Depuis le début de l’année, je guette les levers de soleil, je surveille avidement les minutes de jour gagnées sur l’obscurité. Ce matin, il a fait son apparition à six heures, montrant sa bonne bouille rouge entre les grands sapins. Comme tous les matins, je réchauffe le café de la veille dans une petite gamelle. Puis je fais un feu dans le poêle du salon avant qu’Aga ne se lève. Bientôt, le soleil va se refléter sur la neige. Le chat va me réclamer des jeux et des promenades, mais d’abord, je dois aller courir, puis faire du Tai-Chi, puis prendre ma douche. Tout cela dure de longues minutes, de longues heures, et l’existence du chat s’écoule sans jeu et sans promenade.
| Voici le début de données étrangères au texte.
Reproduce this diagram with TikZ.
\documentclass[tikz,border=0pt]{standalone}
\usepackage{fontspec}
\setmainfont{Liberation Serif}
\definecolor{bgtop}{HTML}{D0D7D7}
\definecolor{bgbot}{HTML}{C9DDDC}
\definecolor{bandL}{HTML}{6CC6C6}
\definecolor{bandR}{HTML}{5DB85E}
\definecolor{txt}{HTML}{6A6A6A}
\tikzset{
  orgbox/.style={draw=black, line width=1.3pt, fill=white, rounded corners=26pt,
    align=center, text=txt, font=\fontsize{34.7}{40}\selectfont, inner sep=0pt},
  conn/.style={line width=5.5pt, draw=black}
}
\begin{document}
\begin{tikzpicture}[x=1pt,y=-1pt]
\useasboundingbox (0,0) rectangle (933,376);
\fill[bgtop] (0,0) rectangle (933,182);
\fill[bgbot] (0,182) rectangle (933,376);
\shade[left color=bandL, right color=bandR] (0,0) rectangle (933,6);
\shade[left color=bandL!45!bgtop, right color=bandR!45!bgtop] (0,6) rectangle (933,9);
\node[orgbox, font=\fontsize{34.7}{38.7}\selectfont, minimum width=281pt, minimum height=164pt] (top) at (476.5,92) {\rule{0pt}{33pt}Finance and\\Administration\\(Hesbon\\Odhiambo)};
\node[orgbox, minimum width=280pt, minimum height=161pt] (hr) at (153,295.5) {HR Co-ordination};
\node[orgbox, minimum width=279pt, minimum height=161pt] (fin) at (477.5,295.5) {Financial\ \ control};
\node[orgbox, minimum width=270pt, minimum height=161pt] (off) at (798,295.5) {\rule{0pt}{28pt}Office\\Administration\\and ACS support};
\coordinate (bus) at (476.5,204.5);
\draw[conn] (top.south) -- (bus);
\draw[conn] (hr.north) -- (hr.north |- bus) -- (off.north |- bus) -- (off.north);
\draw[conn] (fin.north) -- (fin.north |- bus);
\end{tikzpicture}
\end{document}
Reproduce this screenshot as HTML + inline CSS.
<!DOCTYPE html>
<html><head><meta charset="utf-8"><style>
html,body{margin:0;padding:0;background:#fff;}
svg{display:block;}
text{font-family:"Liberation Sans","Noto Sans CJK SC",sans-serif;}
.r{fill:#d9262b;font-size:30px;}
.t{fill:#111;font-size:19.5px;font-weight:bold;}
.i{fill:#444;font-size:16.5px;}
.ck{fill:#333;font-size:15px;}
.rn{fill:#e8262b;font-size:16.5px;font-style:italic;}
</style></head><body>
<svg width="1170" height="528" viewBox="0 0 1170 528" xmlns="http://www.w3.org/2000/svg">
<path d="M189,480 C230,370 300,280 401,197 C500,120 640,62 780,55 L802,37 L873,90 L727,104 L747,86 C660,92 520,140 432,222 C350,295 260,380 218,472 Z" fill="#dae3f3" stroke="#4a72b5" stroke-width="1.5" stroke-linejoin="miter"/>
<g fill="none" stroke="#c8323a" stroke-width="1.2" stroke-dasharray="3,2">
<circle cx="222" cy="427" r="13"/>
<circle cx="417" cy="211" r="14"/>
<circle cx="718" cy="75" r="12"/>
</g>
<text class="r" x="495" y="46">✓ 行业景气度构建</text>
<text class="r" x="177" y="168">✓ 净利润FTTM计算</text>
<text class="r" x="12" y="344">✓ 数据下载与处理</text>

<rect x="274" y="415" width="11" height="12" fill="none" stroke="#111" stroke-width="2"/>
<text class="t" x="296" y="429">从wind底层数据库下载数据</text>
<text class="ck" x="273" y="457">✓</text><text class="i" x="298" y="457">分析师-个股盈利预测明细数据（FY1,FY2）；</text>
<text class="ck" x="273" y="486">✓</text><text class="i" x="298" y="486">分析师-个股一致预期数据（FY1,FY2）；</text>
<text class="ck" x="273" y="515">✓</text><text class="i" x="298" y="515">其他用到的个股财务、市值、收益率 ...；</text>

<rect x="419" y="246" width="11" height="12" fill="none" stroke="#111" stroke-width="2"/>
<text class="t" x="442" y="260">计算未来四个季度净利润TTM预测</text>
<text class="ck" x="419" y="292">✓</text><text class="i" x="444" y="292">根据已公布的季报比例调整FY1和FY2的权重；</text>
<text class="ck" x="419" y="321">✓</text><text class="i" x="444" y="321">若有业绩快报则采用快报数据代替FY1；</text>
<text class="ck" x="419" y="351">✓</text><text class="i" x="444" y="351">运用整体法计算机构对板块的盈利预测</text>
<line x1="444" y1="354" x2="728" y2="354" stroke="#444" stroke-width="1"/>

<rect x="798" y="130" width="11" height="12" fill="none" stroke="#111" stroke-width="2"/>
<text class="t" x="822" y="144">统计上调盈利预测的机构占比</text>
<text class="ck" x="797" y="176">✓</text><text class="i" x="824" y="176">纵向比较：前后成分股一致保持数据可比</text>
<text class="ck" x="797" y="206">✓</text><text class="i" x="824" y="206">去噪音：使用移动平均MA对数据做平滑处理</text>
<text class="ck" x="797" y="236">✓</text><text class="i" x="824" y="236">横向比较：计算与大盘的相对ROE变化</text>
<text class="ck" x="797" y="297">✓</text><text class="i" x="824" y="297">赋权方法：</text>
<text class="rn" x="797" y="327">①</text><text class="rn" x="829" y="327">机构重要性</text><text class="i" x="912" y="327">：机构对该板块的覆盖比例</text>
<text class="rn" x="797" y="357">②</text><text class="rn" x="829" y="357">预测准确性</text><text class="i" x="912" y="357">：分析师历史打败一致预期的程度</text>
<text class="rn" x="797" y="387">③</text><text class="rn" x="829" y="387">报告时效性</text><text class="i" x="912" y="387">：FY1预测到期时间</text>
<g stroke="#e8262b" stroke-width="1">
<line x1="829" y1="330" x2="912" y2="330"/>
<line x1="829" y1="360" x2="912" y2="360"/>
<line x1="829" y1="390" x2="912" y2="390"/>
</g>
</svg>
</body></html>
La route est bien dégagée, mais à l’horizon, les champs et les bosquets enneigés m’évoquent certains paysages de Bruegel. Cependant le ciel n’est pas gris, mais d’un bleu pâle et lumineux. Le chant puissant des grues réveille l’écho des collines. La route bordée de ses tilleuls nus grimpe vers le nord. A l’est, les labours du voisin s’élèvent vers l’orée de la forêt, à l’ouest, une prairie d’herbes desséchées descend vers un immense plan d’eau, point de villégiature de centaines d’oiseaux migrateurs. Je ne cours pas très vite. D’habitude, je ne fais même pas un kilomètre avant de faire demi-tour et de courir dans l’autre sens, mais ce matin, il y a comme un air de printemps alors je continue de grimper la route en marchant. Je souhaite pouvoir partager ce bonheur avec le monde entier. C’est le bonheur d’un dimanche ensoleillé, comme un dimanche de fête, comme le dimanche du jour de ma communion.  Je devais avoir neuf ou dix ans.
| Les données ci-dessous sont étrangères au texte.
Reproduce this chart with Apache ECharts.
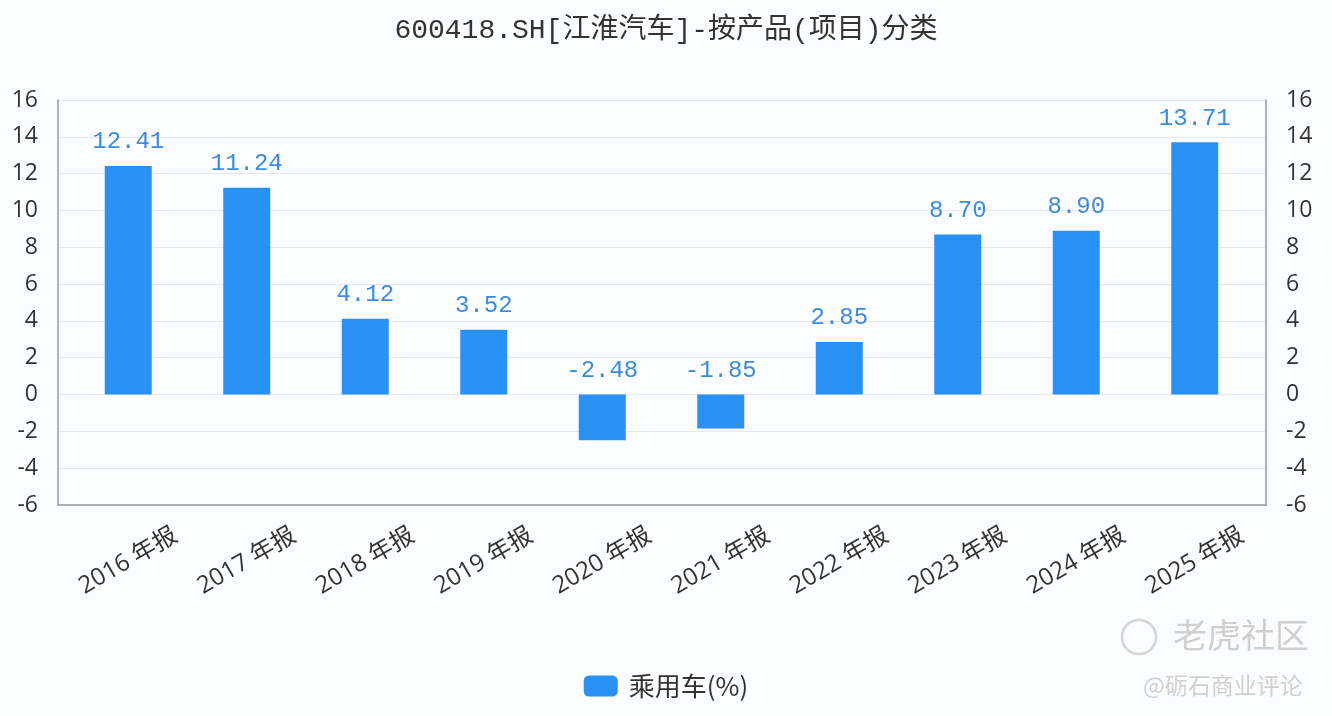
<!doctype html>
<html>
<head>
<meta charset="utf-8">
<script src="https://cdn.jsdelivr.net/npm/echarts@6/dist/echarts.min.js"></script>
<style>
  html, body { margin: 0; padding: 0; background: #fbfcfe; }
  #main { width: 1332px; height: 716px; }
</style>
</head>
<body>
<div id="main"></div>
<script>
// 数据
var titleText = '600418.SH[江淮汽车]-按产品(项目)分类';
var seriesName = '乘用车(%)';
var categories = ['2016 年报', '2017 年报', '2018 年报', '2019 年报', '2020 年报',
                  '2021 年报', '2022 年报', '2023 年报', '2024 年报', '2025 年报'];
var values = [12.41, 11.24, 4.12, 3.52, -2.48, -1.85, 2.85, 8.70, 8.90, 13.71];
var yMin = -6, yMax = 16, yStep = 2;

var myChart = echarts.init(document.getElementById('main'));

var axisLabelStyle = {
  color: '#333',
  fontSize: 23,
  fontFamily: 'Open Sans, Noto Sans CJK SC, sans-serif'
};

var option = {
  backgroundColor: '#fbfcfe',
  animation: false,
  title: {
    text: titleText,
    left: 'center',
    top: 12,
    textStyle: {
      color: '#333',
      fontSize: 28,
      fontWeight: 'normal',
      fontFamily: 'Liberation Mono, Noto Sans CJK SC, monospace'
    }
  },
  legend: {
    bottom: 12,
    left: 'center',
    itemWidth: 34,
    itemHeight: 21,
    data: [seriesName],
    itemStyle: { borderRadius: 4 },
    textStyle: {
      color: '#333',
      fontSize: 26,
      padding: [0, 0, 0, 6],
      fontFamily: 'Noto Sans CJK SC, sans-serif'
    }
  },
  // grid 0：坐标轴框架 / grid 1：柱子
  grid: [
    { left: 58, right: 66, top: 100, bottom: 211 },
    { left: 69, right: 78, top: 100, bottom: 211 }
  ],
  xAxis: [
    {
      gridIndex: 0,
      type: 'value',
      min: 0,
      max: 1,
      axisLine: { show: true, onZero: false, lineStyle: { color: '#9a9a9a', width: 1.5 } },
      axisTick: { show: false },
      axisLabel: { show: false },
      splitLine: { show: false }
    },
    {
      gridIndex: 1,
      type: 'category',
      data: categories,
      axisLine: { show: false },
      axisTick: { show: false },
      axisLabel: {
        rotate: 30,
        align: 'center',
        verticalAlign: 'middle',
        margin: 56,
        color: '#333',
        fontSize: 24,
        fontFamily: 'Open Sans, Noto Sans CJK SC, sans-serif'
      }
    }
  ],
  yAxis: [
    {
      gridIndex: 0,
      type: 'value',
      position: 'left',
      min: yMin, max: yMax, interval: yStep,
      axisLine: { show: true, lineStyle: { color: '#9a9a9a', width: 1.5 } },
      axisTick: { show: false },
      axisLabel: Object.assign({ margin: 20 }, axisLabelStyle),
      splitLine: { show: true, lineStyle: { color: '#e6e8ec' } }
    },
    {
      gridIndex: 0,
      type: 'value',
      position: 'right',
      min: yMin, max: yMax, interval: yStep,
      axisLine: { show: true, lineStyle: { color: '#9a9a9a', width: 1.5 } },
      axisTick: { show: false },
      axisLabel: Object.assign({ margin: 20 }, axisLabelStyle),
      splitLine: { show: false }
    },
    {
      gridIndex: 1,
      type: 'value',
      min: yMin, max: yMax, interval: yStep,
      show: false
    }
  ],
  series: [
    {
      name: seriesName,
      type: 'bar',
      xAxisIndex: 1,
      yAxisIndex: 2,
      data: values,
      barWidth: 47,
      itemStyle: { color: '#2990f4' },
      label: {
        show: true,
        position: 'top',
        distance: 12,
        color: '#3d8bdc',
        fontSize: 24,
        fontFamily: 'Liberation Mono, DejaVu Sans Mono, monospace',
        formatter: function (p) { return p.value.toFixed(2); }
      }
    }
  ],
  // 水印
  graphic: [
    {
      type: 'circle',
      shape: { cx: 1139, cy: 637, r: 17 },
      style: { fill: 'none', stroke: '#d4d4d4', lineWidth: 2.5 }
    },
    {
      type: 'text',
      left: 1173,
      top: 618,
      style: {
        text: '老虎社区',
        fill: '#cfcfcf',
        font: '34px "Noto Sans CJK SC"'
      }
    },
    {
      type: 'text',
      left: 1143,
      top: 674,
      style: {
        text: '@砺石商业评论',
        fill: '#d0d0d0',
        font: '23px "Noto Sans CJK SC"'
      }
    }
  ]
};

myChart.setOption(option);
</script>
</body>
</html>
Avec maman, nous nous étions mis d’accord sur les personnes à inviter. Maman tenait à voir Louis et Suzanne. Il y avait bien entendu mon parrain Jean-François. Peut-être y avait-il aussi Georges et Christiane. À vrai dire, je ne me souviens plus très bien qui était de la fête. Pour moi, c’était plutôt une corvée et j’avais hâte d’avoir prononcé ma partie du discours à l’église, d’être rentré chez nous et de me débarrasser de cet habit tellement ridicule. Maman était très pieuse. En tout cas, c’est ainsi qu’elle se voyait à l’époque. Et c’est à elle que je pense à présent en marchant dans la lumière du matin. Aucune tristesse dans l’air, mais plutôt cette atmosphère de fête, de renouveau. Je ressens sa présence. Les invités vont bientôt arriver. La table est dressée d’une nappe blanche et ce bonheur surgit de mes plus lointains souvenirs d’enfance et submerge le monde entier. La plupart des gens qui passent sur la route l’ignorent, mais les grues et moi, nous savons.